PassivHaus principlesWe clearly need sufficient housing in the Moorlands and under a Climate Emergency any new housing should be built to high standards in terms of insulation and energy use. The Staffordshire Moorlands District Plan suggests we must create 320 new houses every year. However, it does not stipulate that these should be fully carbon-neutral over their lifetime. It is clearly wrong to allow developers to build houses that will cost the residents more in the long run but also indirectly other ratepayers, who will have to bear the cost of future mitigation such as flooding.

The construction industry is very conservative and change takes a long time. This could be helped by government and council working together to train workers in the modern techniques of Passive House design and build. This programme would have to be reinforced by building regulations suitable for the 21st century. There are of course countless houses already built which will need a retrofit to make them fit for the future. MCA’s Energy group is working to bring both professional advice and the benefit of individual experiences to Moorlands householders.
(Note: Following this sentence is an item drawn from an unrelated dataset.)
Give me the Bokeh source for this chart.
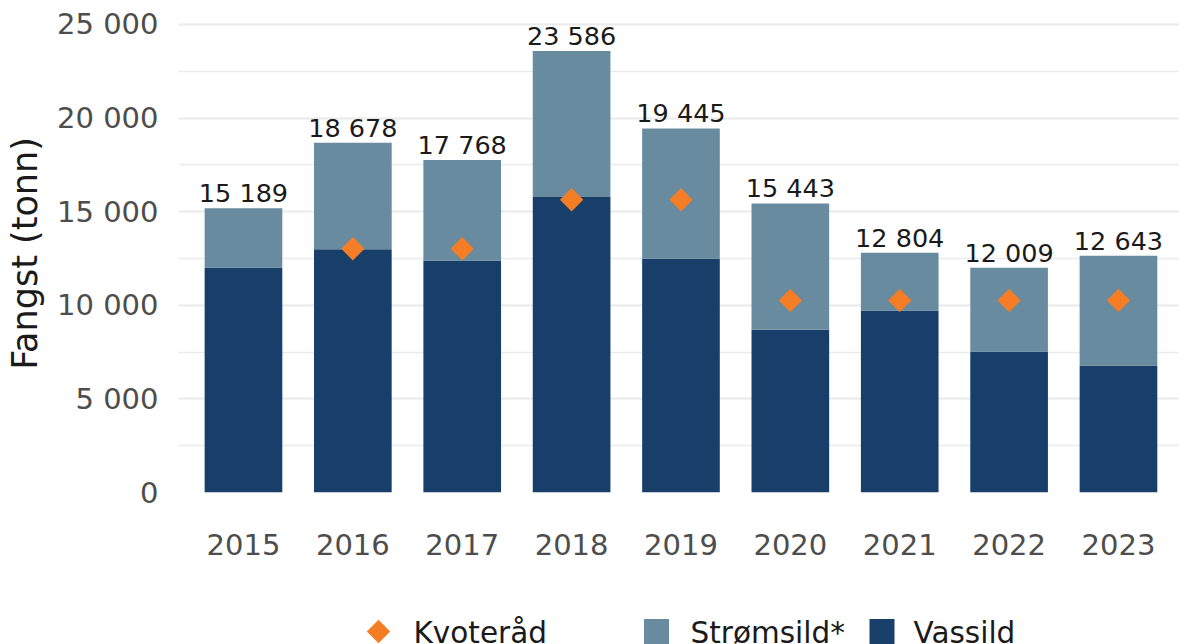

It was disappointing that the Government's last plan to help householders, the Green Homes Grant Scheme, was so poorly advertised and difficult to access, a key problem being that there were insufficient properly registered installers available for householders to get quotes for energy efficiency improvements. We hope that the next scheme will be better organised and not left to private companies to profit from. There are charities such as Beat the Cold in Stoke-on-Trent and Marches Energy Agency who have already worked in the Moorlands and who would undoubtedly have done a better job. Fortunately, there is some light on the horizon, as the House of Commons Environmental Audit Committee is conducting an inquiry into the carbon footprint of constructing buildings and the sustainability of the materials used in the construction industry; it will be instructive to learn what the big house builders will have to say about that. Environmental Audit Committee Chairman, the Rt Hon Philip Dunne MP, said when launching the inquiry:

For decades we have been constructing homes and buildings with concrete and steel, with little thought to the carbon footprint involved. While Government policy incentivizing a house-building boom could contradict its net zero ambitions, there is an opportunity for innovation as we explore low-carbon and sustainable building materials. Our new inquiry will consider how we can decarbonise construction and the opportunities that may arise, and I invite anyone with thoughts to submit evidence.”

We wonder if the Government will pay attention to this report when it's published or if it will be ignored while developers continue to build sub-standard houses in the Moorlands?